In principle, Beijing acknowledges the potential role of civil society when it talks of the creation of a "small state, big society." In practice, however, it treats civil society with great skepticism. Although the media are permitted to investigate grassroots problems and criticize local officials for malfeasance or incompetence, they operate under significant constraints, especially when high-level officials are involved. And though the Communist Party recognizes the utility of NGOs in providing services, it gets very nervous when those same organizations cross the line into advocacy. They are mindful of the role that NGOs played in the "color revolutions" in the former Soviet Union, and they do not want to repeat that experience in China.

Zhou considers local government part of the solution to China’s woes; I see it as part of the problem. Many local officials continue to place the highest priority on sheer economic growth, even if that means exacerbating socioeconomic issues of concern to both the central government and the Chinese people. In some cases, that is because those local officials personally benefit from growth through graft and corruption.

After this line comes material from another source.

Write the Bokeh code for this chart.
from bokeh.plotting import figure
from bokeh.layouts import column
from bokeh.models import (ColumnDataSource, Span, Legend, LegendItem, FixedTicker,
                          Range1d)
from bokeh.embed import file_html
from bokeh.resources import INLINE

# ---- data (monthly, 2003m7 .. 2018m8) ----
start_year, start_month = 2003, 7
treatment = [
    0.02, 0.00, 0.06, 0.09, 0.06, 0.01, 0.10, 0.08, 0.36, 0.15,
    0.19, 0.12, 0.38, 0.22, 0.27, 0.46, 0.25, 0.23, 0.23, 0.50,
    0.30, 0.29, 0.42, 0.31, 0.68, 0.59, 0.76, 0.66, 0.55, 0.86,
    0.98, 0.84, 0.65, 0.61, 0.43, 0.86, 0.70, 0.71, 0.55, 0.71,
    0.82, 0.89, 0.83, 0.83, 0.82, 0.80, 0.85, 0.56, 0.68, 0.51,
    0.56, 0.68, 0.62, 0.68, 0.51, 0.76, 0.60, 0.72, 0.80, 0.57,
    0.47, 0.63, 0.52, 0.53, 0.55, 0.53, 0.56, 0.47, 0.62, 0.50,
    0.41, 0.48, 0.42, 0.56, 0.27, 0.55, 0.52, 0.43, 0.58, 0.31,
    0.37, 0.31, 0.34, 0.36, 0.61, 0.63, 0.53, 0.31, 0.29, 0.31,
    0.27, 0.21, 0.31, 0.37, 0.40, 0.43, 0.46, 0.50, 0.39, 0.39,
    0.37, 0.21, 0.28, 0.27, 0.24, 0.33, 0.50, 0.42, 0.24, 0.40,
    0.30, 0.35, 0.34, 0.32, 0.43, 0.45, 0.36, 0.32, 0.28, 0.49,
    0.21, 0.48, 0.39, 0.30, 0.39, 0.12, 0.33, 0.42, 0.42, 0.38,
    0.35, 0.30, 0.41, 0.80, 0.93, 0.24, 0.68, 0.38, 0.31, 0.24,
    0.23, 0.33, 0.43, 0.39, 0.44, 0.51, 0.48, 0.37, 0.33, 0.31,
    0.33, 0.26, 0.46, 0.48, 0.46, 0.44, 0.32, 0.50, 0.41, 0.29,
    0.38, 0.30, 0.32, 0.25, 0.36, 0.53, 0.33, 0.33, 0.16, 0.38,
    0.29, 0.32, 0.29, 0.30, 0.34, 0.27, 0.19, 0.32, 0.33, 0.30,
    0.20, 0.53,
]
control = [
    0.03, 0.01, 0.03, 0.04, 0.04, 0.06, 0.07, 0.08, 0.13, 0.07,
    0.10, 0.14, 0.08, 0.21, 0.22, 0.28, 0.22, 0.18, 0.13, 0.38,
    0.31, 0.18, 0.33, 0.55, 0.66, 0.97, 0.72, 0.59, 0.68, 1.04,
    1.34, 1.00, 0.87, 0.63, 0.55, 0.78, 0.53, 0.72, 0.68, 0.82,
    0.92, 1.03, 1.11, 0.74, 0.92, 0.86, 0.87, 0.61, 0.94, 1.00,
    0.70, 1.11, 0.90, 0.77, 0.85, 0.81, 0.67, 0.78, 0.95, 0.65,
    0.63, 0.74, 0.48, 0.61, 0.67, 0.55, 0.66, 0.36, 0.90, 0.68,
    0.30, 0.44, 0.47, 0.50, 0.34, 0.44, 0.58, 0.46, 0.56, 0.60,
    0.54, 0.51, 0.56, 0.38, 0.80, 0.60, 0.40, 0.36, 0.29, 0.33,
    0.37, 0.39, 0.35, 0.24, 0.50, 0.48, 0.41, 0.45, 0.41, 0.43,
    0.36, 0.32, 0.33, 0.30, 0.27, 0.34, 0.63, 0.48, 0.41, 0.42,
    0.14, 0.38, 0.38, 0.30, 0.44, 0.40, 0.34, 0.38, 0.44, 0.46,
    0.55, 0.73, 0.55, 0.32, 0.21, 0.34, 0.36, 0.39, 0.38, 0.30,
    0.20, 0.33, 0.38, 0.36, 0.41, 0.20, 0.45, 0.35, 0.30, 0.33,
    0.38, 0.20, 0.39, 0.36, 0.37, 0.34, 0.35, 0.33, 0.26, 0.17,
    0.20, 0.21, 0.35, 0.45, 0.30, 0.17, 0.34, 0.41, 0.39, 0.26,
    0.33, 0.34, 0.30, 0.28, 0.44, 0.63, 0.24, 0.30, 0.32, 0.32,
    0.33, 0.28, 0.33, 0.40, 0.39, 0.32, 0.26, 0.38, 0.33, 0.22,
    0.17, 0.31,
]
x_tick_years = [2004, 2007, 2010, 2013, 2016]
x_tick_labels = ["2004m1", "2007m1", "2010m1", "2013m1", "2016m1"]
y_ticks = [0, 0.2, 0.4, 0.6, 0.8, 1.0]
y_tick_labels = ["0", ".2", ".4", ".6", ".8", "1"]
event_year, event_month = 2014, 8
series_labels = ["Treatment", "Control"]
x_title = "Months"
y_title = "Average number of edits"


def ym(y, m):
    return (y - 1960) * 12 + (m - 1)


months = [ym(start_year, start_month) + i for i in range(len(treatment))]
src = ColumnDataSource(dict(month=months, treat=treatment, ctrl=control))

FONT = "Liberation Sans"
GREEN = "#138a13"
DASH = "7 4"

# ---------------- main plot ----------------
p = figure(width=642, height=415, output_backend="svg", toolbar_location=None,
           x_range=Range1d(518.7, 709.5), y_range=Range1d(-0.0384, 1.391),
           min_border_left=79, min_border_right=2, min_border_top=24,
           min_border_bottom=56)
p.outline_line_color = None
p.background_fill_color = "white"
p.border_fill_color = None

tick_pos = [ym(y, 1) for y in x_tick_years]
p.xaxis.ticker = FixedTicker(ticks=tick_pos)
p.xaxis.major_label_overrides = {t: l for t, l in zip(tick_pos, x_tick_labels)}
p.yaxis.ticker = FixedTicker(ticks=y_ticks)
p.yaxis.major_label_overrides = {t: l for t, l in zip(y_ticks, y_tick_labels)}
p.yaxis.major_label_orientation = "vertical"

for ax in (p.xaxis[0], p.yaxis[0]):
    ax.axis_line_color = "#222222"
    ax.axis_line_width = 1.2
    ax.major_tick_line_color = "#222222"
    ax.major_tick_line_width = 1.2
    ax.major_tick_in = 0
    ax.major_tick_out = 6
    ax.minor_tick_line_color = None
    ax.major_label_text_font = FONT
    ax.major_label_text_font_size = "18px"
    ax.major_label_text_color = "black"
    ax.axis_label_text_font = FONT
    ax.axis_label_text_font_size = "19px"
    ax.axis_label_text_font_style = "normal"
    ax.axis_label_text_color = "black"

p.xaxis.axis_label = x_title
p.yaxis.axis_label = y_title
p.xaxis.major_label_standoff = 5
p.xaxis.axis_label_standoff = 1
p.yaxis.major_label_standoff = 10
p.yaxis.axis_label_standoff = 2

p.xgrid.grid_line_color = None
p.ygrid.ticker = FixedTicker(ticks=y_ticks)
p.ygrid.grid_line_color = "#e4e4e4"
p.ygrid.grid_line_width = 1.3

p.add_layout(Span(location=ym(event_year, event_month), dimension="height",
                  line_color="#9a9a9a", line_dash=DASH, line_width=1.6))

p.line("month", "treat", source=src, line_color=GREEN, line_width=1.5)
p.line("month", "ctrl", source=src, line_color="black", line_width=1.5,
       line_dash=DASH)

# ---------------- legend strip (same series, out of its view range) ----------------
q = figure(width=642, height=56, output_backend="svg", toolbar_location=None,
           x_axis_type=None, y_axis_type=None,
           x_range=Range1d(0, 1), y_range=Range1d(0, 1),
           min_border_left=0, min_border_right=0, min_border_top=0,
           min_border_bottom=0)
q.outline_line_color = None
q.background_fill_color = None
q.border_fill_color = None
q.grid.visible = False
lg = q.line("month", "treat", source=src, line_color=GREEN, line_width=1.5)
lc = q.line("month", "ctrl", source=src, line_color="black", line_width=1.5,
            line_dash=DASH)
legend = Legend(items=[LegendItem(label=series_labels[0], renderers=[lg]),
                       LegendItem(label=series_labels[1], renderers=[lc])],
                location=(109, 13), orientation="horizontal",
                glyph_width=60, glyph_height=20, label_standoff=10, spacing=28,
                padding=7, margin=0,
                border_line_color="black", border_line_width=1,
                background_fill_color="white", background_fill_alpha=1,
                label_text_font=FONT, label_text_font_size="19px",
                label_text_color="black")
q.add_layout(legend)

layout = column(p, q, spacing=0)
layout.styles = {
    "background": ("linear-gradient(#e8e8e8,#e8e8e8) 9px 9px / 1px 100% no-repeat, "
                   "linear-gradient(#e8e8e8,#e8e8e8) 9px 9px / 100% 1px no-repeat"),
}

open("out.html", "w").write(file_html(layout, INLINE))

Beijing is trying to bring local officials to heel by dismissing some of them for corruption and by changing the standards for promotion to include criteria other than economic growth. But because local leaders have their own independent bases of power, Beijing finds it hard to control them from the top down. Even more important, it is also reluctant to develop effective democratic mechanisms to impose accountability on them from the bottom up.

Unleashing the creative capacities of Chinese society will be crucial in addressing China’s problems. But that will require a more positive attitude toward the media and NGOs, and a stricter attitude toward malfeasance by local officials, than Beijing has shown thus far.